Tuesday Morning Read
If I’m tardy today — too tardy to sip at Merrill — it’s because I wound up reading Boccaccio’s story of Rinieri the scholar aloud to Kathleen. Sleeping in and rousing late, she was nursing a cup of Kenya when I sat down to the Morning Read, and it seemed churlish not to read aloud, which entertained her so much that she didn’t start packing for Albany until long after she ought to have been out of the house.
¶ Decameron VIII, vii is one of the longest tales in the collection; amusingly, it consists mostly of oratory. Very little actually happens in this tale of revenge (or just punishment, as the avenger would have it): a scholar shuffles and shivers in a wintry courtyard, and a naked lady roasts atop a tower in the noonday sun. But the parties mock, supplicate, and scold each other with the greatest élan. Inserted into a feature film, it would make a great episode, a sort of inverted Cyrano.
¶ In the Aeneid, Aeneas is reminded that his right arm owes Evander and the shade of his late son, Pallas, the death of Turnus. Evander’s grief is as beautiful as his late son:
            Troum socia arma secutum
obruerent Rutuli telis! animam ipse dedissem
atque haec pompa domum me, non Pallanta, referret!
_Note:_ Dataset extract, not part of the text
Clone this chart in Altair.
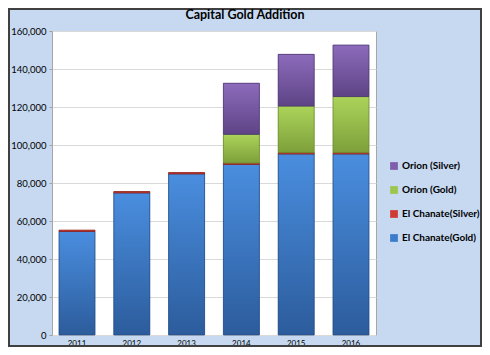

¶ In Aubrey, Richard Head, a bankrupt and bookseller who went by the name of Meriton.
He had been among the gipsies. He looked like a knave with his goggling eyes. He could transform himself into any shape.
And he charged twenty shillings the page… I’ll tackle the Herberts next time.
¶ In Le rouge et le noir, Julien keeps up his pretense of not loving Mathilde (the better to inflame her ardor); and, when at last he can bear it no more and pours out his passion, he has the temerity to deny it at once, as so much pretty speech, concocted for playing with the affections of another woman. Stendhal is now and then very funny:
Ce jour-là et les suivants, il sut cacher l’excès de sa félicité; il y eut des moments où il se refusait jusqu’au plaisir de la serrer dansa ses bras.
 But the whole business is so twisted and vain that it is difficult to care.
¶ In the little preface to a piece that’s only nominally about Sir Thomas Browne, Clive James explains the fame of this Seventeenth-Century writer as that of “one of those minor English prose writers whose reputations are always rediscovered in times of crises, because they had a gift for rhythm that forecast the language of the future, and it is in times of crisis that the England language is most easily seen to be a treasure house of humanism.” The piece itself, however, is all about book titles, except for one fabulous bit in which James tops himself for mad bibliophilia. It’s not enough to read Browne; we must read him Seventeenth-Century editions.
… but they are best studied in context, in the old edition of his work that you can find. The musculature of his style should be appreciated through time, as the beauty of a leopard should be seen through trees. For a writer like him, an anthology is a zoo of the bad old kind, where the animals were stymied behind bars or on concrete islands.